Exercise objective: Extract word for word the lines of the listing from its start to the line holding "import seaborn as sns", both ends kept; pictures are not part of the copy.
--- begin Given information ---
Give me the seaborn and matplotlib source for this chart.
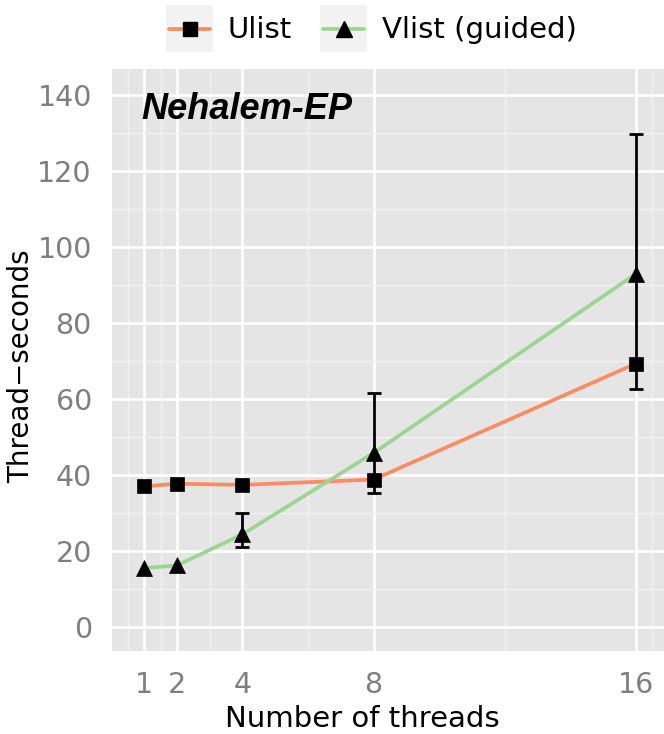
import numpy as np
import pandas as pd
import matplotlib
matplotlib.use("Agg")
import matplotlib.pyplot as plt
from matplotlib.lines import Line2D
from matplotlib.patches import Rectangle
import seaborn as sns

# ---- data ----
threads = [1, 2, 4, 8, 16]
ulist = [37.0, 37.7, 37.4, 38.8, 69.3]
vlist = [15.5, 16.2, 24.4, 45.8, 92.9]
series_names = ["Ulist", "Vlist (guided)"]
err_x = [4, 8, 16]
err_lo = [21.1, 35.3, 62.7]
err_hi = [29.9, 61.6, 129.7]
x_ticks = [1, 2, 4, 8, 16]
y_ticks = [0, 20, 40, 60, 80, 100, 120, 140]
x_minor = [0.5, 1.5, 3, 6, 12, 16.5]
y_minor = [10, 30, 50, 70, 90, 110, 130]
colors = {"Ulist": "#FC8D62", "Vlist (guided)": "#9AD68F"}
markers = {"Ulist": "s", "Vlist (guided)": "^"}
msizes = {"s": 9.5, "^": 12}

df = pd.DataFrame({
    "threads": threads * 2,
    "value": ulist + vlist,
    "series": [series_names[0]] * len(threads) + [series_names[1]] * len(threads),
})

sns.set_theme(style="white")
plt.rcParams["font.family"] = ["DejaVu Sans"]

fig = plt.figure(figsize=(6.64, 7.34), dpi=100)
ax = fig.add_axes([112 / 664, 1 - 651 / 734, 1 - 112 / 664, (651 - 69) / 734])
ax.set_facecolor("#E5E5E5")

sns.lineplot(data=df, x="threads", y="value", hue="series", style="series",
             palette=colors, markers=markers, dashes=False, legend=False,
             linewidth=2.7, markersize=9, ax=ax, zorder=3)
for ln in ax.lines:
    ln.set_markerfacecolor("black")
    ln.set_markeredgecolor("black")
    ln.set_markeredgewidth(0.5)
    if ln.get_marker() in msizes:
        ln.set_markersize(msizes[ln.get_marker()])

err_mid = [(a + b) / 2 for a, b in zip(err_lo, err_hi)]
err_half = [(b - a) / 2 for a, b in zip(err_lo, err_hi)]
ax.errorbar(err_x, err_mid, yerr=err_half, fmt="none", ecolor="black",
            elinewidth=2.0, capsize=5, capthick=2.0, zorder=4)

ax.set_xlim(0.02, 16.86)
ax.set_ylim(-6.3, 146.8)
ax.set_xticks(x_ticks)
ax.set_xticklabels([str(t) for t in x_ticks])
ax.set_yticks(y_ticks)
ax.set_xticks(x_minor, minor=True)
ax.set_yticks(y_minor, minor=True)
ax.grid(which="major", color="white", linewidth=1.9, zorder=0)
ax.grid(which="minor", color="#F2F2F2", linewidth=1.0, zorder=0)
ax.set_axisbelow(True)
for s in ax.spines.values():
    s.set_visible(False)
ax.tick_params(which="major", length=10, width=1.8, color="#7F7F7F",
               labelcolor="#7F7F7F", labelsize=20.5, pad=4.5)
ax.tick_params(which="minor", length=0)

ax.set_xlabel("Number of threads", fontsize=21, color="black")
ax.set_ylabel("Thread\u2212seconds", fontsize=20, color="black")
ax.xaxis.set_label_coords(0.453, -0.093)
ax.yaxis.set_label_coords(-0.139, 0.49)

ax.text(0.91, 133.6, "Nehalem-EP", fontsize=26, fontweight="bold",
        fontstyle="italic", family=["Liberation Sans", "DejaVu Sans"],
        ha="left", va="baseline", color="black", zorder=5)

# ---- manual legend at top ----
W, H = 664, 734
def fx(px):
    return px / W
def fy(py):
    return 1 - py / H

leg_items = [("Ulist", 166, 228), ("Vlist (guided)", 320, 382)]
for name, kx, tx in leg_items:
    fig.patches.append(Rectangle((fx(kx), fy(52)), 47 / W, 47 / H,
                                 transform=fig.transFigure, facecolor="#F2F2F2",
                                 edgecolor="none"))
    fig.lines.append(Line2D([fx(kx + 3), fx(kx + 44)], [fy(28.5), fy(28.5)],
                            transform=fig.transFigure, color=colors[name],
                            linewidth=2.7))
    fig.lines.append(Line2D([fx(kx + 23.5)], [fy(28.5)], transform=fig.transFigure,
                            marker=markers[name], markersize=msizes[markers[name]],
                            color="black", linestyle="none"))
    fig.text(fx(tx), fy(37.7), name, fontsize=21, ha="left", va="baseline",
             color="black")

fig.savefig("out.png", dpi=100)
--- end Given information ---
Solution to this exercise:
Give me the seaborn and matplotlib source for this chart.
import numpy as np
import pandas as pd
import matplotlib
matplotlib.use("Agg")
import matplotlib.pyplot as plt
from matplotlib.lines import Line2D
from matplotlib.patches import Rectangle
import seaborn as sns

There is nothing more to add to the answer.